Candy Bowers: Let’s start with how we know each other. I met Piath when she was in her early teens and we were working on this really epic program at the community arts centre. I was working with teenagers to put together a show that was artistically driven by them. Piath was the youngest person and I remember her saying, “I want to rap.” How old are you now Piath?
P-UniQue: 22, I’m turning 22 in two months.
CB: Yeah, so it’s been almost 10 years that we’ve known each other. I’ve been making spoken-word theatre for like, 20 years. I wrote my first hip-hop theatre show when I was 14 and it was a hip-hop take on the Nativity story. I had a rapping Wise Man! Hip-hop has always been rooted in my work. What’s different is the transferral of doing it in a community centre and now doing it at the Sydney Opera House. For me, to make a work like One the Bear, it’s taken 10 years to convince the main stages that this sort of work doesn’t just have to be in the community centre. It can take centre stage.
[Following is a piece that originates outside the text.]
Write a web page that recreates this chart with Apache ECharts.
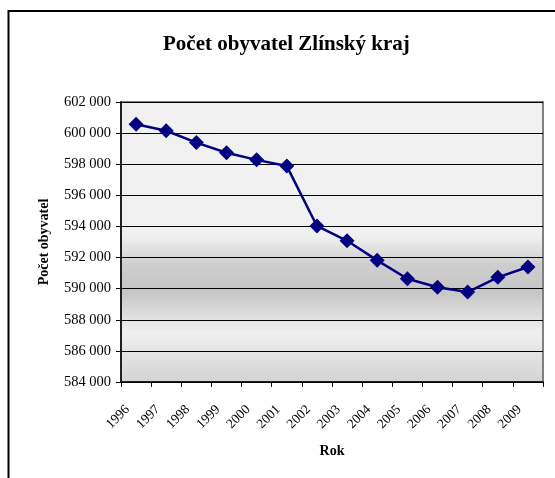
<!DOCTYPE html>
<html><head><meta charset="utf-8">
<script src="https://cdn.jsdelivr.net/npm/echarts@6/dist/echarts.min.js"></script>
<style>html,body{margin:0;padding:0;background:#fff}#c{width:555px;height:478px}</style>
</head><body><div id="c"></div>
<script>
var years = ['1996','1997','1998','1999','2000','2001','2002','2003','2004','2005','2006','2007','2008','2009'];
var population = [600570, 600150, 599390, 598740, 598280, 597880, 594030, 593080, 591820, 590640, 590090, 589780, 590730, 591390];
var yMin = 584000, yMax = 602000, yStep = 2000;

var chart = echarts.init(document.getElementById('c'), null, {renderer:'canvas'});
var serif = '"Liberation Serif","DejaVu Serif",serif';
chart.setOption({
  animation:false,
  backgroundColor:'#fff',
  title:{text:'Počet obyvatel Zlínský kraj', left:158, top:29, textStyle:{fontFamily:serif, fontSize:21, fontWeight:'bold', color:'#000'}},
  graphic:[
    {type:'polyline', shape:{points:[[8.5,478],[8.5,11],[555,11]]}, style:{stroke:'#000', lineWidth:2, fill:null}, z:10}
  ],
  grid:{left:121, right:12, top:102, bottom:96, show:true, borderColor:'#808080', borderWidth:2,
    backgroundColor:{type:'linear', x:0, y:0, x2:0, y2:1, colorStops:[
      {offset:0, color:'#f1f1f1'},
      {offset:0.48, color:'#f0f0f0'},
      {offset:0.58, color:'#cecece'},
      {offset:0.68, color:'#c6c6c6'},
      {offset:0.82, color:'#f0f0f0'},
      {offset:1, color:'#d3d3d3'}
    ]}},
  xAxis:{type:'category', data:years, boundaryGap:true,
    axisLine:{lineStyle:{color:'#000', width:1.5}},
    axisTick:{show:true, length:5, lineStyle:{color:'#000'}},
    axisLabel:{rotate:45, fontFamily:serif, fontSize:13.5, color:'#000', margin:17, padding:[0,12,0,0], interval:0},
    name:'Rok', nameLocation:'middle', nameGap:62, nameTextStyle:{fontFamily:serif, fontSize:14, fontWeight:'bold', color:'#000'}},
  yAxis:{type:'value', min:yMin, max:yMax, interval:yStep,
    axisLine:{show:true, lineStyle:{color:'#000', width:1.5}},
    axisTick:{show:true, length:5, lineStyle:{color:'#000'}},
    splitLine:{lineStyle:{color:'#000', width:1}},
    axisLabel:{fontFamily:serif, fontSize:14.5, color:'#000', margin:10,
      formatter:function(v){return String(v).replace(/\B(?=(\d{3})+(?!\d))/g,' ');}},
    name:'Počet obyvatel', nameLocation:'middle', nameGap:70, nameRotate:90,
    nameTextStyle:{fontFamily:serif, fontSize:14, fontWeight:'bold', color:'#000'}},
  series:[{type:'line', data:population, symbol:'diamond', symbolSize:15,
    lineStyle:{color:'#000080', width:2.5}, itemStyle:{color:'#000080'}}]
});
</script></body></html>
PU: I was really young when I met Candy and did that program [that she mentioned]. When Candy invited me to see the show, I hadn’t seen any plays or seen live theatre in a long time. I brought a friend along and I was kind of shook because there are only two people in the cast and yet they made everything work. They still were able to get the point across and still were able to engage with the audience and make people feel something.
CB: Right now the music scene in Australia is at a point where you have a pathway, P-UniQue. You can look to people around you, people like Sampa the Great and even the fact that Missy Elliott this year was entered into the [Songwriters] Hall of Fame. As black women in hip-hop, we go “finally!” There’s acknowledgement of amazing craft and ability. I wanted everyone, particularly young black women, to know that they can be centre stage and that our storytelling has its place at centre stage too. It’s not on the outskirts, not waiting to be acknowledged. When I was growing up, kids were so shocked that I rapped. They thought boys rapped and girls do the sexy dancing in the background and do the hooks. Ashleyrose [Gilham, who also performs in the show] plays men and white women. We can play all of those characters too and rap. And be funny. And bring everybody into our world and our perspective. We don’t have to be the sidekick or the sassy friend or the co-star. We can be the star and smash all the stereotypes.
PU: Yeah totally, I can really connect with that. Doing music in Australia, I find women are so under-represented and underrated. Every single time I do a show, I find myself being the only female artist in the line-up. For almost every single show, females are singing and not rapping. There’s not that many females that are black that have been represented and pushed to do music. At a time like this it’s very important that we push each other and we have that network of people that are doing things for us to be at the top. It’s very important for us to help each other when we’re feeling down and not feeling important enough. This kind of work reminds us that ‘yes you can do this, yes you can do that’. It doesn’t matter if you’re black, doesn’t matter if you’re female.